*DIRECTIONS FOR THIS TASK*
Return the records from the first line through the line containing "d3.scaleLinear().domain([0, 12]).range([plotBottom, plotTop]);", and leave out the pictures.

*DATASET CONTENT*
◆ ◆ ◆ ◆ ◆
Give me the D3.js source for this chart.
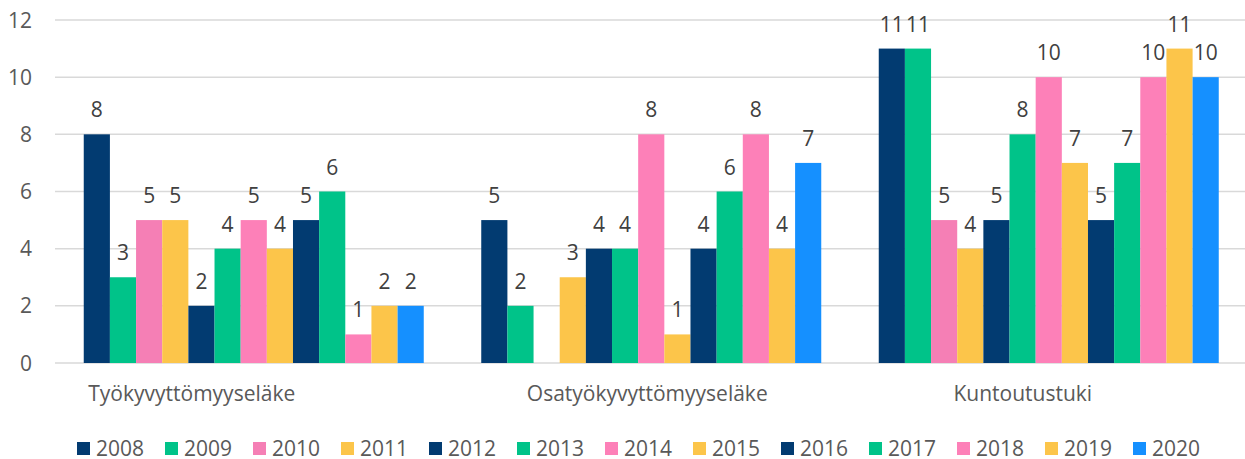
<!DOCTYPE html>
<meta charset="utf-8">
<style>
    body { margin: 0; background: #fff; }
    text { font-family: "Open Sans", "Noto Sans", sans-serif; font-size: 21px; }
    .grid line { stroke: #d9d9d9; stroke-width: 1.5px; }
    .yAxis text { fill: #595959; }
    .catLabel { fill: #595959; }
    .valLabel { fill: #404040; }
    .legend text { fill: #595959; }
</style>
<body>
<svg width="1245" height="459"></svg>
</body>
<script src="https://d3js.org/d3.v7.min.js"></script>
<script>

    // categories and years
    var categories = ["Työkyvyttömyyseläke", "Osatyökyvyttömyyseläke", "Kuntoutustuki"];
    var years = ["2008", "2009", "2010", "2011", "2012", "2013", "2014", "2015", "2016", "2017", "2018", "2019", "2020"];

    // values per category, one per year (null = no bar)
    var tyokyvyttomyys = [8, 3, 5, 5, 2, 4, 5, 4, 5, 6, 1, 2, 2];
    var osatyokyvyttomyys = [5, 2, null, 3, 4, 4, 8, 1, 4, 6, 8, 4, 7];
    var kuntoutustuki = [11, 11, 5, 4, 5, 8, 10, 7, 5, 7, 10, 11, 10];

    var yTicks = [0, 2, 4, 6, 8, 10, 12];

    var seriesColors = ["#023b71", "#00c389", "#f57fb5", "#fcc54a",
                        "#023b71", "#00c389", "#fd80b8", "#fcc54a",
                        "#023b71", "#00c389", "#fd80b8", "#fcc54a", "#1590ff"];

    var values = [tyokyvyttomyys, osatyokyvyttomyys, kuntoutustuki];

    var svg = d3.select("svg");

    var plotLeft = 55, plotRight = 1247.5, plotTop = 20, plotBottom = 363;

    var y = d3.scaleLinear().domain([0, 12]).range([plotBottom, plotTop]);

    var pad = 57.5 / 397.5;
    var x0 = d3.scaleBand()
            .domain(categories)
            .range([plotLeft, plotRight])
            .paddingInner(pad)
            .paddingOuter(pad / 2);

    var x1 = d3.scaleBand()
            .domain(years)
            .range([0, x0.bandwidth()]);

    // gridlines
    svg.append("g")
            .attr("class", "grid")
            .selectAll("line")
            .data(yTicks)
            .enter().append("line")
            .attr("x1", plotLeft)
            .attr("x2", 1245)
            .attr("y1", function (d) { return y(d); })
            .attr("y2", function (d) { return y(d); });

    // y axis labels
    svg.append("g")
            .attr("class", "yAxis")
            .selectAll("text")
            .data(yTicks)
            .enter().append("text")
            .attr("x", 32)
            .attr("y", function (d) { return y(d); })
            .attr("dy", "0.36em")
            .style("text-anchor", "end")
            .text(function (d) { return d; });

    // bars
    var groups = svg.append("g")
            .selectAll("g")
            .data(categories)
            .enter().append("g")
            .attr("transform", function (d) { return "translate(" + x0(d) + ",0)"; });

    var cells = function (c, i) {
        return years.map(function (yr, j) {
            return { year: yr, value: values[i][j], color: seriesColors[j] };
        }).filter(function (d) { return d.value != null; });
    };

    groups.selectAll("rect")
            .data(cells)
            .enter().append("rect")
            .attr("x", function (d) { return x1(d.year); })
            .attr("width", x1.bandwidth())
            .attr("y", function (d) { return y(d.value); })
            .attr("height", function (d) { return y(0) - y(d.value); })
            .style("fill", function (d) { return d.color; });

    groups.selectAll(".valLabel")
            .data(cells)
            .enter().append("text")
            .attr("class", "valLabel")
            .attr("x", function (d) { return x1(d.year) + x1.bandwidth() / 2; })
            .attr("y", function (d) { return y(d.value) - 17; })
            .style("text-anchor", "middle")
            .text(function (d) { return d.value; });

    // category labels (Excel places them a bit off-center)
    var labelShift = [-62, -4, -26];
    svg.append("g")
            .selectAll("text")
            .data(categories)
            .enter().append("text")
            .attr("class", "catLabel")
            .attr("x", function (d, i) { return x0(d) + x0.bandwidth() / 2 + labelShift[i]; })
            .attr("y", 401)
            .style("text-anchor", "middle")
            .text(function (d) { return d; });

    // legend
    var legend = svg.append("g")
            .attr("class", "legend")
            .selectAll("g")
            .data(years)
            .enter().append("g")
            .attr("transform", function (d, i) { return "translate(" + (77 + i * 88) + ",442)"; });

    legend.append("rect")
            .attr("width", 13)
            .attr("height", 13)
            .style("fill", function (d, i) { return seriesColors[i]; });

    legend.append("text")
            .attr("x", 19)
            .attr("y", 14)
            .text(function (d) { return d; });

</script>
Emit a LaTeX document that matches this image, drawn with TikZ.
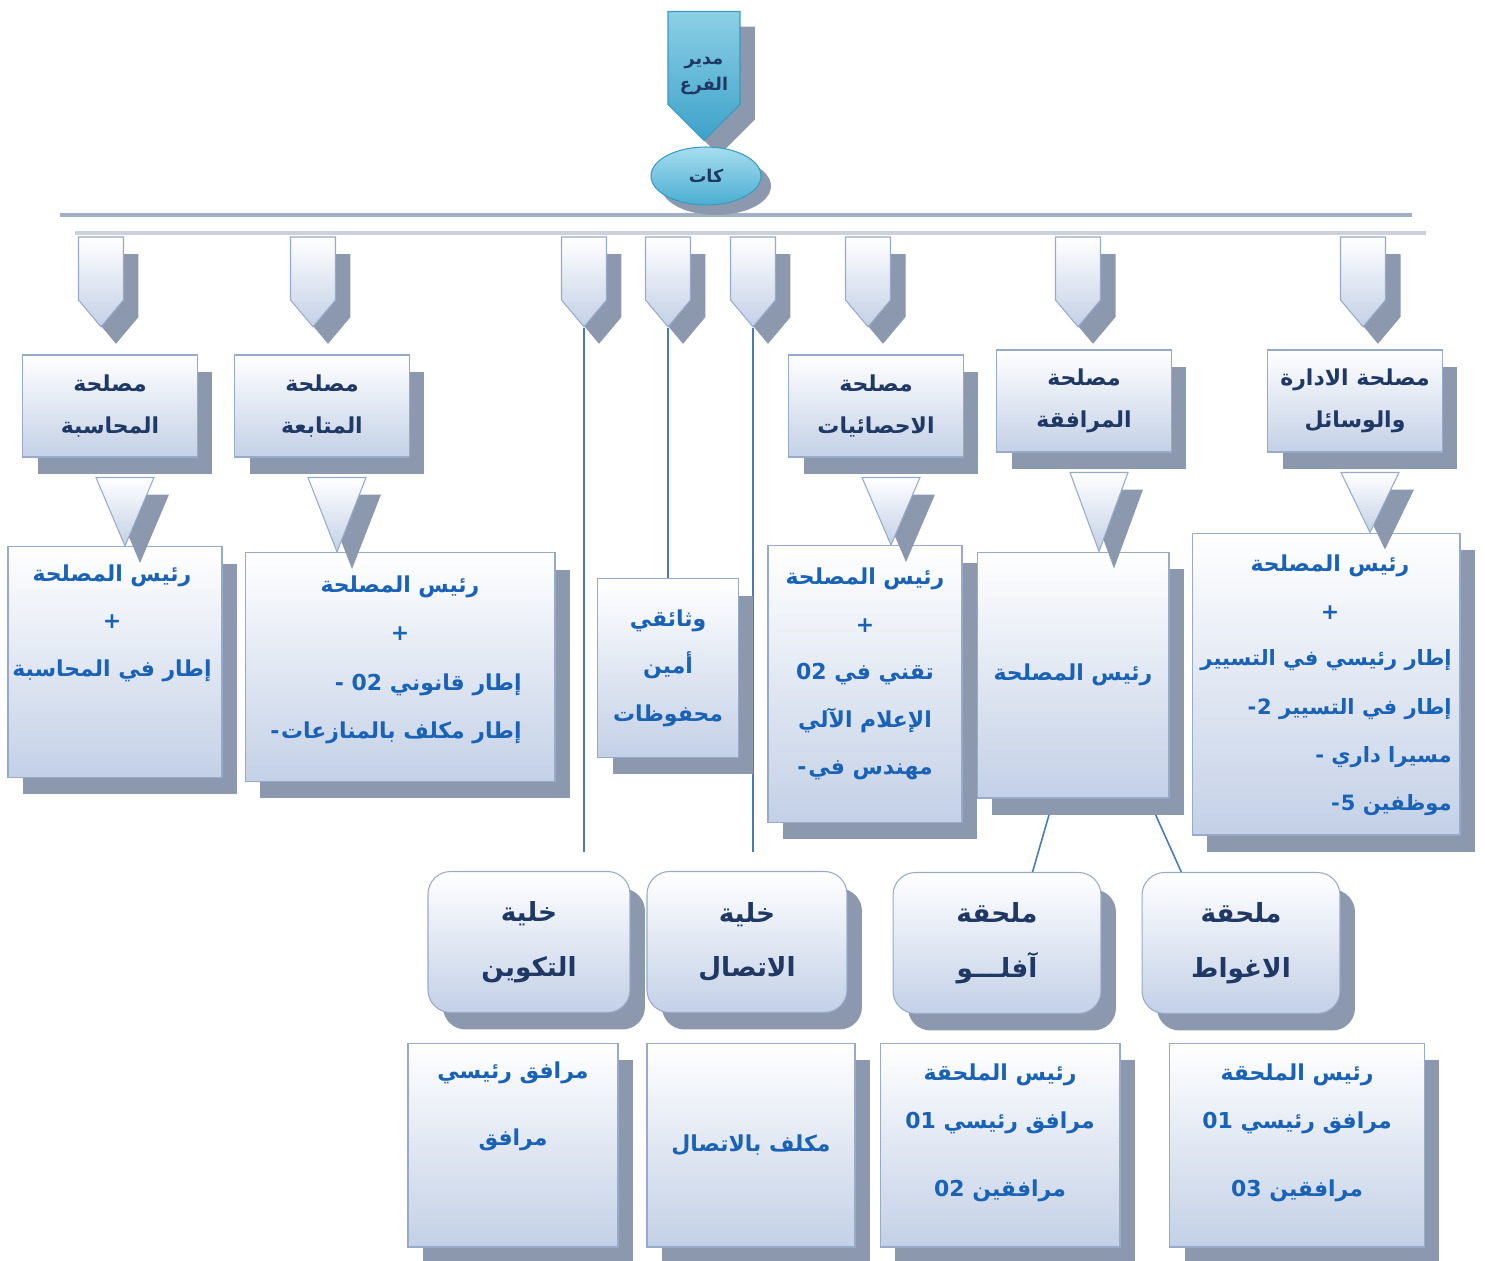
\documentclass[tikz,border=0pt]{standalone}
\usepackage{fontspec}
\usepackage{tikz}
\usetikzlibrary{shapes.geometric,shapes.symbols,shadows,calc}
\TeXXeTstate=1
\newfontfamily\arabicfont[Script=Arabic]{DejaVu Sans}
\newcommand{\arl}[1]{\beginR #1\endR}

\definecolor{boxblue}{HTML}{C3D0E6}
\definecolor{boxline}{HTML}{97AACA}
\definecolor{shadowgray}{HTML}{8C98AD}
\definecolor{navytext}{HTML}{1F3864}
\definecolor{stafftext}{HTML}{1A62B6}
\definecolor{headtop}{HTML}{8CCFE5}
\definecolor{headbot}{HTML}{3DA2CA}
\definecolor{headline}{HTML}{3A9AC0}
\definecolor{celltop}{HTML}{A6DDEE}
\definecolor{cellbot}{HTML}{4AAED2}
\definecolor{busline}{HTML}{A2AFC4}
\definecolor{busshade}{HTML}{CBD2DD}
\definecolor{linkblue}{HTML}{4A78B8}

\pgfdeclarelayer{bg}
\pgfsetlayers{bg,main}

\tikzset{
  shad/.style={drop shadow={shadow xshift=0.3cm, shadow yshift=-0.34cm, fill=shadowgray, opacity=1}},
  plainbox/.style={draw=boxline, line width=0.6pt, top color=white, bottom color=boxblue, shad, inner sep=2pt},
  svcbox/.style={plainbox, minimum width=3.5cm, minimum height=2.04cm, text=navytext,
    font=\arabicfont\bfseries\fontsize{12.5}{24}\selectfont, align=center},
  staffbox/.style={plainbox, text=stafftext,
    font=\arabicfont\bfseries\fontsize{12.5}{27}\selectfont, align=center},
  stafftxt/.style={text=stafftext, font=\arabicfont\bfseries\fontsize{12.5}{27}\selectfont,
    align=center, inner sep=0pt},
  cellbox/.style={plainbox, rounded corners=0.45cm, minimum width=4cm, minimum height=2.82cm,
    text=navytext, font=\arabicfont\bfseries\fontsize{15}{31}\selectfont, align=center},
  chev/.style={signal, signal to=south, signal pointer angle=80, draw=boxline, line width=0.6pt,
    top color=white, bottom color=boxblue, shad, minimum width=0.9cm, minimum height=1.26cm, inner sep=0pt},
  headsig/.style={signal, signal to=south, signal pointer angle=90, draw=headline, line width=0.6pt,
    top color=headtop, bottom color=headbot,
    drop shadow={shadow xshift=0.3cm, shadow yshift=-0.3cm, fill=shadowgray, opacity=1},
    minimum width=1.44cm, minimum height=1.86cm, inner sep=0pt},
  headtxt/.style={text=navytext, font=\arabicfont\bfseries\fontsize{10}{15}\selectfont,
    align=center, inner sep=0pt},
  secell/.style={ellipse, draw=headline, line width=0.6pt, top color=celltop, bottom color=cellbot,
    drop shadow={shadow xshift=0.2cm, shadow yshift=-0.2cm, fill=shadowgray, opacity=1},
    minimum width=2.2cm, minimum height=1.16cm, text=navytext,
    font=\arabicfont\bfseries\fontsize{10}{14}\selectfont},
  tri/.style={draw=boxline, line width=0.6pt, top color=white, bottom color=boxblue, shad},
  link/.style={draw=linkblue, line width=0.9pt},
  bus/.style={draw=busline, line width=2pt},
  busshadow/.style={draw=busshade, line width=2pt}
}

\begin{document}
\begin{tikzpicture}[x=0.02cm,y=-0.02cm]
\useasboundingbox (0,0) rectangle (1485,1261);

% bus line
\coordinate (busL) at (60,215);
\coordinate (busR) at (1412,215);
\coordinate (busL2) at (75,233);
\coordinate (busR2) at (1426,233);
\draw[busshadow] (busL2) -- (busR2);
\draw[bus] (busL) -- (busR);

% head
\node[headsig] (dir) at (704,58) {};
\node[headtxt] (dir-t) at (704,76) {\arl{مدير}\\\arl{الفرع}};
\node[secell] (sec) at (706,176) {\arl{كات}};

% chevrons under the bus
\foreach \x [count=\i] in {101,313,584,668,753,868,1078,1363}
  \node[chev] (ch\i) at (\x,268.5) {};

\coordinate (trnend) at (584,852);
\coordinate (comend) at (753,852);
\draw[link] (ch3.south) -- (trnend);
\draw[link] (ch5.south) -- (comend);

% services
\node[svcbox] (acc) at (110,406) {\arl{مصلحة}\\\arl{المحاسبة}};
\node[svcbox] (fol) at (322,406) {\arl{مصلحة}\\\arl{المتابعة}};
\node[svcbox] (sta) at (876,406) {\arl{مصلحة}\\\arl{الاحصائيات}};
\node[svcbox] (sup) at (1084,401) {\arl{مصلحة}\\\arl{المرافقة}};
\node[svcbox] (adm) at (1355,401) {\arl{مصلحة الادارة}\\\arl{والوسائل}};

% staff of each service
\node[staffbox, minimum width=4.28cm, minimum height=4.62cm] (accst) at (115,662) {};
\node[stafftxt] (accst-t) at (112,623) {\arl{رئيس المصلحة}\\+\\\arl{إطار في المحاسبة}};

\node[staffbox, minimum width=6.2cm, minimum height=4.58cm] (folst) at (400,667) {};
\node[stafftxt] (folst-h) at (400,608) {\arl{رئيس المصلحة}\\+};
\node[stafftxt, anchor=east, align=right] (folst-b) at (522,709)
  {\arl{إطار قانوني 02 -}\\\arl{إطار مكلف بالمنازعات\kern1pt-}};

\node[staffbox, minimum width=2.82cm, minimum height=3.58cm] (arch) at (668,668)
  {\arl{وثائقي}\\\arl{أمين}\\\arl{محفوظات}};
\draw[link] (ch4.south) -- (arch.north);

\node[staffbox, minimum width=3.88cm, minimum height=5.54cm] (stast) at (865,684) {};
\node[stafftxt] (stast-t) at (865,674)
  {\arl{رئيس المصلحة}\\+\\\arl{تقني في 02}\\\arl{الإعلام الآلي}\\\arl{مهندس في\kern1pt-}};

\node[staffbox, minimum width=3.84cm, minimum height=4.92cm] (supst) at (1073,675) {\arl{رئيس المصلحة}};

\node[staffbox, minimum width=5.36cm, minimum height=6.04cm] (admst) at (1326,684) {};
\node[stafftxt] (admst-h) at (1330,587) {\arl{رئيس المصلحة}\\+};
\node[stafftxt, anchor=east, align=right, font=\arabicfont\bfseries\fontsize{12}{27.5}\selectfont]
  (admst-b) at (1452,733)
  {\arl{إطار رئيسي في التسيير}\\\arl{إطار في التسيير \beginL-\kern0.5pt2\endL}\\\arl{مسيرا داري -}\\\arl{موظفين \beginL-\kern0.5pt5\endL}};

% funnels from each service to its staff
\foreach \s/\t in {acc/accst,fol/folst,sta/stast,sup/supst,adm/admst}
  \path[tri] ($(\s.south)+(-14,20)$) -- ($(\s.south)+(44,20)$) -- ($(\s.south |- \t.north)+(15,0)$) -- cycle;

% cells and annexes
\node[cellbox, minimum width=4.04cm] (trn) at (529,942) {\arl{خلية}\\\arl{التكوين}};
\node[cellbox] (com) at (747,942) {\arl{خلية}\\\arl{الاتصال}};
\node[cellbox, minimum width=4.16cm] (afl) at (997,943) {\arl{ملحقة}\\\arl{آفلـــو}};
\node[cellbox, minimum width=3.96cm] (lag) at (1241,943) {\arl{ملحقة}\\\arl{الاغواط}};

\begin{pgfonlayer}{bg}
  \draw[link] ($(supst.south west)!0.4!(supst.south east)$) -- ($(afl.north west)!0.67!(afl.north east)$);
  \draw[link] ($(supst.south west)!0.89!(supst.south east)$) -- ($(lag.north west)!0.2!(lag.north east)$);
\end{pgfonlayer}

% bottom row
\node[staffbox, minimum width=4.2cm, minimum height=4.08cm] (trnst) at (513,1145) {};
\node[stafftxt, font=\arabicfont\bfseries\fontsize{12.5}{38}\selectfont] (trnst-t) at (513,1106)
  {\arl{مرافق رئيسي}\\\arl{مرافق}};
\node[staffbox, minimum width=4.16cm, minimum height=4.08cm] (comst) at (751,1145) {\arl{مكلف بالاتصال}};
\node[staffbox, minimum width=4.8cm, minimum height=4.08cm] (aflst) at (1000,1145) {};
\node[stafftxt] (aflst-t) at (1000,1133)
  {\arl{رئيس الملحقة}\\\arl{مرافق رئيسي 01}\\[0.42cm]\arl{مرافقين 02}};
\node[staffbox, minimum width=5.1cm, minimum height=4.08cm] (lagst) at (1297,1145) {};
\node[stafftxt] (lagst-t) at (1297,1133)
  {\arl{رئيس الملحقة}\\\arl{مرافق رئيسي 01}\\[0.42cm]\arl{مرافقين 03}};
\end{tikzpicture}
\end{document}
◆ ◆ ◆ ◆ ◆
*TASK ANSWER*
Give me the D3.js source for this chart.
<!DOCTYPE html>
<meta charset="utf-8">
<style>
    body { margin: 0; background: #fff; }
    text { font-family: "Open Sans", "Noto Sans", sans-serif; font-size: 21px; }
    .grid line { stroke: #d9d9d9; stroke-width: 1.5px; }
    .yAxis text { fill: #595959; }
    .catLabel { fill: #595959; }
    .valLabel { fill: #404040; }
    .legend text { fill: #595959; }
</style>
<body>
<svg width="1245" height="459"></svg>
</body>
<script src="https://d3js.org/d3.v7.min.js"></script>
<script>

    // categories and years
    var categories = ["Työkyvyttömyyseläke", "Osatyökyvyttömyyseläke", "Kuntoutustuki"];
    var years = ["2008", "2009", "2010", "2011", "2012", "2013", "2014", "2015", "2016", "2017", "2018", "2019", "2020"];

    // values per category, one per year (null = no bar)
    var tyokyvyttomyys = [8, 3, 5, 5, 2, 4, 5, 4, 5, 6, 1, 2, 2];
    var osatyokyvyttomyys = [5, 2, null, 3, 4, 4, 8, 1, 4, 6, 8, 4, 7];
    var kuntoutustuki = [11, 11, 5, 4, 5, 8, 10, 7, 5, 7, 10, 11, 10];

    var yTicks = [0, 2, 4, 6, 8, 10, 12];

    var seriesColors = ["#023b71", "#00c389", "#f57fb5", "#fcc54a",
                        "#023b71", "#00c389", "#fd80b8", "#fcc54a",
                        "#023b71", "#00c389", "#fd80b8", "#fcc54a", "#1590ff"];

    var values = [tyokyvyttomyys, osatyokyvyttomyys, kuntoutustuki];

    var svg = d3.select("svg");

    var plotLeft = 55, plotRight = 1247.5, plotTop = 20, plotBottom = 363;

    var y = d3.scaleLinear().domain([0, 12]).range([plotBottom, plotTop]);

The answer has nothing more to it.